If you’re not careful you can lose sight of quite how far housing policy has travelled in a relatively short space of time. Some of the fixed points in the housing policy debate have been destabilised. Grant Shapps talks of radical change and the need to disturb the “lazy consensus” in housing policy. I would agree that there has been a considerable degree of consensus. But I don’t think it was a product of laziness.
Making sense of what is happening, while it is happening, is no easy task.
Housing at the dawn of New Labour
Where had we reached in the social housing story by the dawn of the New Labour era? We’d witnessed a significant decline in the overall social housing stock, primarily as a result of around 2 million local authority properties being sold under the Right to Buy. Sales were concentrated in the better quality parts of the housing stock in more desirable neighbourhoods. We had witnessed tenure restructuring within social housing, from an overwhelming dominance for local authority housing in 1980 to a more plural system. We had pretty much reached parity in scale between the local authority and housing association sector by the late 2000s. Local authority tenants mostly occupied their properties on secure tenancies – “lifetime” tenancies in tabloid-speak – while housing associations principally offered assured tenancies. Properties within the social sector were increasingly being allocated on the basis of complex points systems that sought to make objective assessments of applicants’ housing need and to ensure that properties were let to those with comparatively high levels of need. Local authorities were under a legal duty to show ‘reasonable preference’ to certain categories of household, including those deemed statutorily homeless. Housing associations were also absorbing a proportion of households with high social and housing needs as a consequence of their duty to cooperate and letting properties under nomination agreements with local authorities.
The combined effect of a declining housing stock and an increasing focus upon housing need meant that for many local authorities an increasing proportion of lettings were going to people with complex problems. Social housing was being transformed from the mass housing tenure of the 1950s and 1960s – mainstream, indeed aspirational, housing accommodating a third of the population at its peak – to a residual ‘safety net’ for certain types of qualifying household who are unable to meet their housing needs through the market. As a consequence, policy makers at local and national level were becoming increasingly concerned about concentrations of social disadvantage in social housing, which in turn meant increased spatial concentrations of disadvantage and social segregation.
The New Labour way
Overlaid upon this situation was New Labour’s brand of housing policy. Policy towards social housing fully embraced the ‘choice in public services’ agenda. Indeed, housing was seen to be in the vanguard of the consumerisation of public services. As well as provider diversity, New Labour pursued rent restructuring to impose a more market-like pattern of rents upon social housing in order to create more “rational” financial incentives for consumers. They imported choice-based lettings from the Netherlands in order to move away from the bureaucratic allocation of properties, which placed the housing officer in control. Instead there was an increased expectation that applicants would be active in finding solutions to their housing needs. They were expected to participate in bidding processes in order to secure a property. The aspiration was for choice-based lettings to be operating in all English local authorities by the end of 2010. New Labour also, in a way that perhaps slightly contradicts the overarching narrative of shortage, relaxed to registration requirements for social housing in 2002. This meant that anyone, regardless of housing need, could register with the social housing system. This did not necessarily mean that those with no housing need were any more likely to gain access to a social rented property – but they would still show up on the system.

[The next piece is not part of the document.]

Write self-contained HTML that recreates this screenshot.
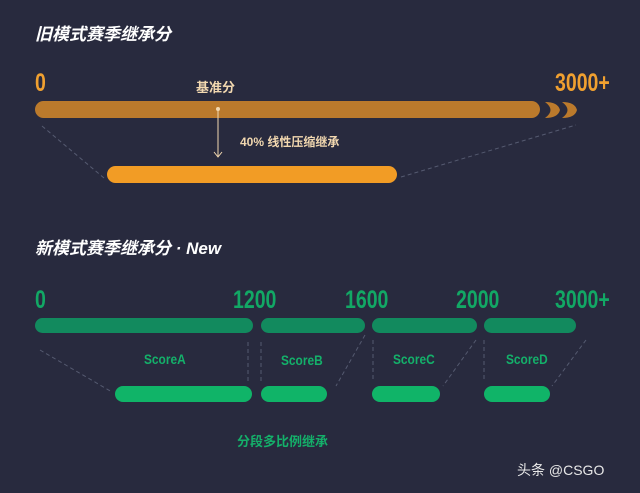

Housing policy was seen in the context of broader urban policies around creating sustainable communities. Part of the prescription for sustainable communities was diversifying tenure at local level – breaking up mono-tenurial local authority estates by developing not only housing association rented properties but also shared ownership or low cost home ownership properties. The policy was based upon the assumption that tenure diversification leads to greater income and social diversity. This in turn has, by assumption, positive impacts upon the way in which neighbourhoods function and upon their reputation. Within the social housing sector the change from systems of allocation to choice-based letting was also seen as opening up the possibility of increasing social diversity. Households without such pressing housing needs could be given access to social housing, perhaps through the use of quotas or through successful bids on less popular properties.
The aspiration to increase diversity was given a fillip by a landmark Supreme Court judgement (the Ahmad case), which led to CLG issuing a new allocations Code of Guidance. The Court cleared the way for local authorities to revise their allocation schemes in ways that meant that letting a proportion of properties to families in work or those with low housing needs was simply “good housing management” rather than a breach of the statutory duty to give reasonable preference to the vulnerable. This was a change that many local authorities had been lobbying for because they felt that a sustainable future for social housing required improved “quality” of their lettings, diluting poverty, and thereby reducing housing management problems.
Making sense of the way the world has changed
The housing policy world in England, following 16 months of Coalition, looks rather different. But how can we give some structure of our interpretation of what has been happening? One perspective that suggests itself as offering a simple framework through which to examine changes is Kingdon’s Multiple Streams Approach. Kingdon argued that policy change occurs when a window of opportunity opens. And a window of opportunity opens when three streams – the problem, politics and policy stream – align. That is, a problem needs to have been identified, there needs to be political support for dealing with it, and a policy solution that commands political support can be brought to bear upon the problem. Kingdon argues that all three elements need to be in place in order for change to occur.
So how does Coalition housing policy look from this perspective?
Housing policy in the early Coalition era
The politics stream
The Coalition has been helped in moving its radical, Conservative-dominated agenda forward by the particular constellation of political factors.
They faced a badly weakened opposition. Labour has had little or nothing specific to say about housing. Other than being generally against this sort of thing, the party’s position isn’t all that clear. There is a Labour policy review under way. But by the time that has reported some pretty fundamental changes may already have been effected.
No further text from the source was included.